Stored entries
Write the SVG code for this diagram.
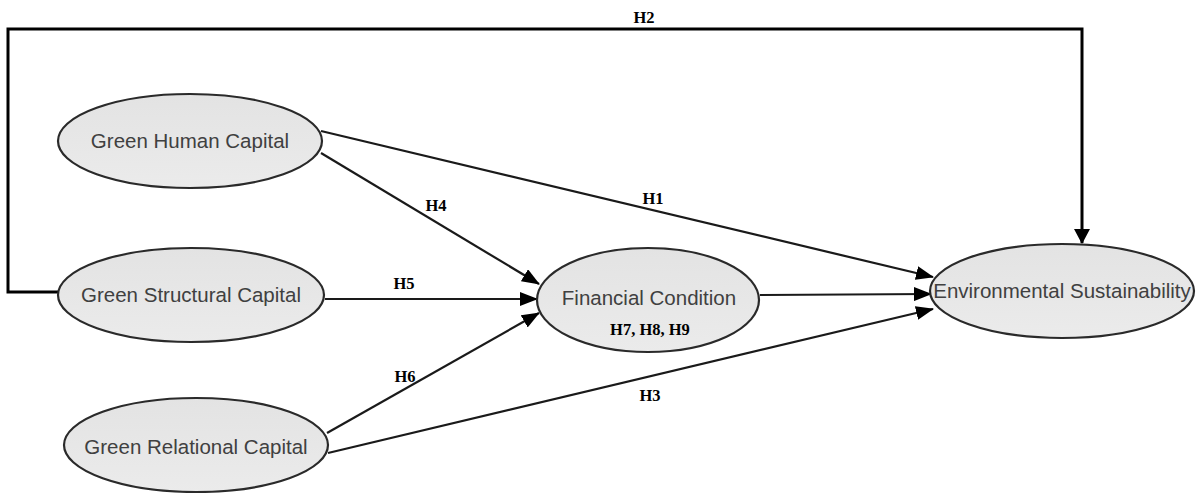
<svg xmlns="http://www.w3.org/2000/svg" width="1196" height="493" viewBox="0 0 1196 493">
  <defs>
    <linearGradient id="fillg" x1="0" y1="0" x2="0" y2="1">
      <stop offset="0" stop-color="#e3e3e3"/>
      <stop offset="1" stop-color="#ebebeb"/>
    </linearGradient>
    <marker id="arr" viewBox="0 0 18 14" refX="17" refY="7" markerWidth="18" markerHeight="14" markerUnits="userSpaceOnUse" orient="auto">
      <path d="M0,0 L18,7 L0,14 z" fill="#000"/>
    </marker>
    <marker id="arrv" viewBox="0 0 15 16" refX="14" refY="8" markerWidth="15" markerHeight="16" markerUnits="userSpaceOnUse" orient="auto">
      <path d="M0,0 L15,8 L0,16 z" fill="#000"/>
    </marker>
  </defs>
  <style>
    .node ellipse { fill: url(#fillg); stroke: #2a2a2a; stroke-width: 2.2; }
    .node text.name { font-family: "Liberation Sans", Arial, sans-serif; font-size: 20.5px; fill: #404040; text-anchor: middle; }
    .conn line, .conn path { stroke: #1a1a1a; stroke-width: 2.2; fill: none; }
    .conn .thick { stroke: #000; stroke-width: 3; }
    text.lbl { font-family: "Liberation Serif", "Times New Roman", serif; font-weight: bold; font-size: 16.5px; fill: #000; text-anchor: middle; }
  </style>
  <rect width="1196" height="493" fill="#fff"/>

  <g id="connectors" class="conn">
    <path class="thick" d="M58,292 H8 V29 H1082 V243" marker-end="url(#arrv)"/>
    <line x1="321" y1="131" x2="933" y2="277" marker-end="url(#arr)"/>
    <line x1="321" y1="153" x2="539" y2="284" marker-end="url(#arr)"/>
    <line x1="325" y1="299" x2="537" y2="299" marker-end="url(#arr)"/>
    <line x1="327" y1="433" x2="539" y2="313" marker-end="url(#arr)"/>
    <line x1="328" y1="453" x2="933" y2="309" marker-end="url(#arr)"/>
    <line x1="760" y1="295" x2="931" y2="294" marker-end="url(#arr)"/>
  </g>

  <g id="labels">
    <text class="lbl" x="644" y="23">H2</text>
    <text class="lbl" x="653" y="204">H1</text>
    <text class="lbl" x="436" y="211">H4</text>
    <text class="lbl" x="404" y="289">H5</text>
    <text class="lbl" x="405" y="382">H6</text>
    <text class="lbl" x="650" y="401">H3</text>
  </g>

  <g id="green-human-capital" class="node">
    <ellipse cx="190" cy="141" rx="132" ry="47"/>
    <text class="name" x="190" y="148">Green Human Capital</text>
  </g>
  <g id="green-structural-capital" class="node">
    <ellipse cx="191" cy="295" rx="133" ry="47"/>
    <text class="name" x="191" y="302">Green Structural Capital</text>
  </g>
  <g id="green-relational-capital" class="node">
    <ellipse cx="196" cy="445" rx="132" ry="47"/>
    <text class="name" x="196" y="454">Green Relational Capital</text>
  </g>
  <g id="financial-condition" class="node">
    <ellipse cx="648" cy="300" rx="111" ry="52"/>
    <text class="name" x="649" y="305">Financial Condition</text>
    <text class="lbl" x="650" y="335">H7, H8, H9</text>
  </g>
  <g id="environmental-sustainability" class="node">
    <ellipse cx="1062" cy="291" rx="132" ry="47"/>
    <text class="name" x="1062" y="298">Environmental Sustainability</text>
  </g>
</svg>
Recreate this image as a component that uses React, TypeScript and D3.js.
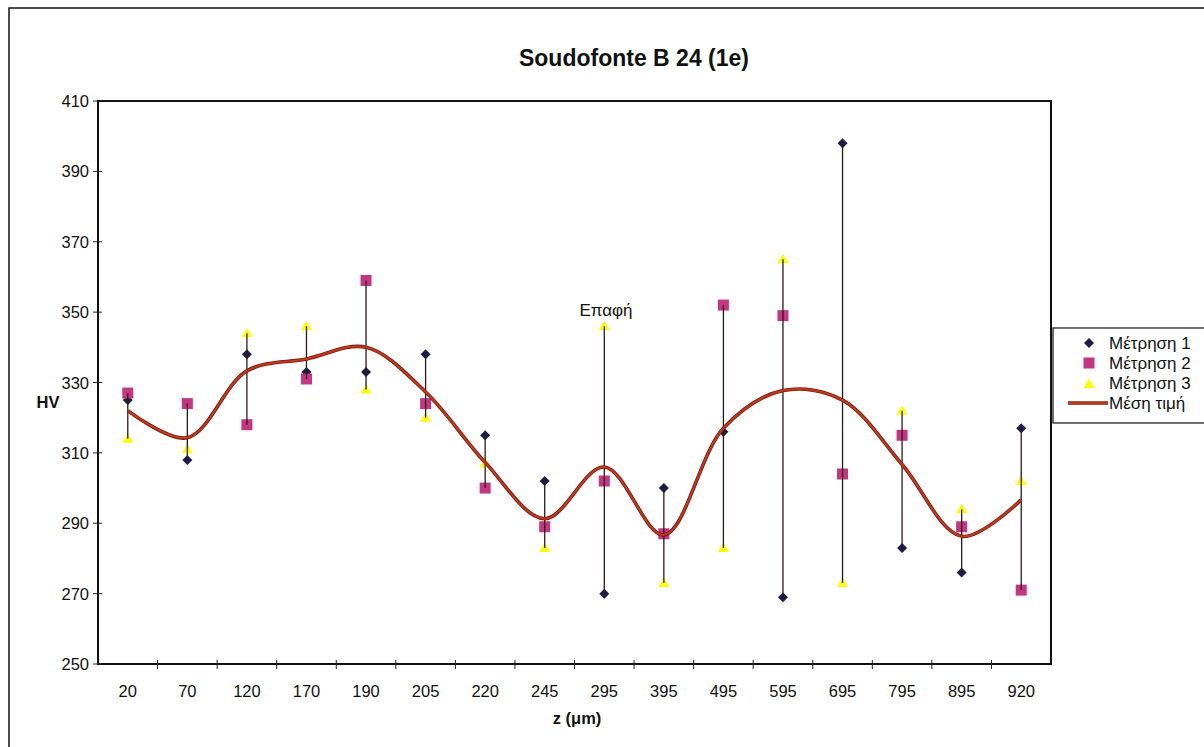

▶ [WHAT IS REQUIRED]: Reply with one number: the count of lines in the entries that include the word "this".

▶ [PROBLEM SOLUTION]: 2